LANGKAWI: Budget 2008 is expected to contain a host of “grassroots goodies” to bolster disposable income and address today’s higher cost of living.

Aseambankers chief economist Suhaimi llias said: “Budget 2007 cut corporate tax to 28%. This round we expect a cut in personal income tax to increase disposable income and spending.

“We also expect the government to increase the personal income tax allowances for child relief and insurance.”

Suhaimi was speaking to StarBiz at the sidelines of the Aseambankers Equity Investor 2007 Conference here on Sunday.

Suhaimi said he also expected the government to increase the amount of withdrawal from the Employees Provident Fund (EPF) second account, used for purchasing homes.

“We expect the entire withdrawal process to be made easier.
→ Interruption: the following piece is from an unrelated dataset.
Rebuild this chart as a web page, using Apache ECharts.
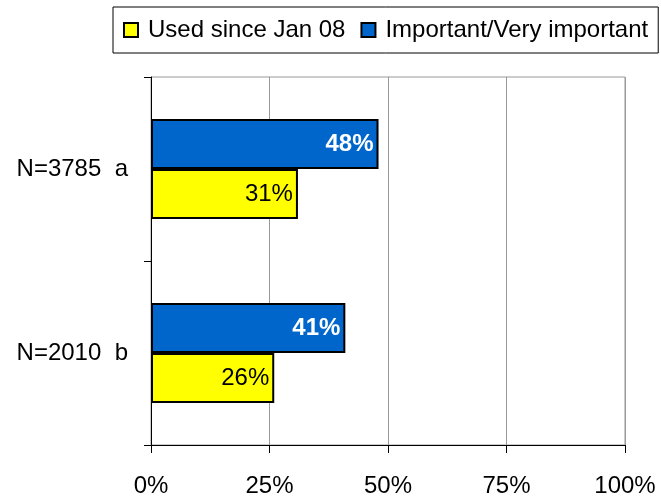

The move is to stimulate demand for housing,” he said.

Suhaimi said the government would also maintain fuel subsidy for another year to ensure the stability of oil prices and to keep inflation in check.

“The oil and gas sector is contributing about 40% of total government revenue.

“Petronas, for example, is paying about RM54bil in income tax and dividends to the government. The contribution is about 40% of the government’s revenue,” he said.

Suhaimi said the government was also expected before year-end to spend another RM30bil for major infrastructure works, of which about RM3bil was for oil projects.

“In addition, the government’s net development spending allocation is expected to be ramped up to RM50bil next year from RM42bil this year, given the roll-out of major infrastructure projects under the Ninth Malaysia Plan, which should be good for the construction sector.

“We, therefore, expect the property sector – especially the mass market and the real estate investment trust segments – to be a major beneficiary of this budget,” he added.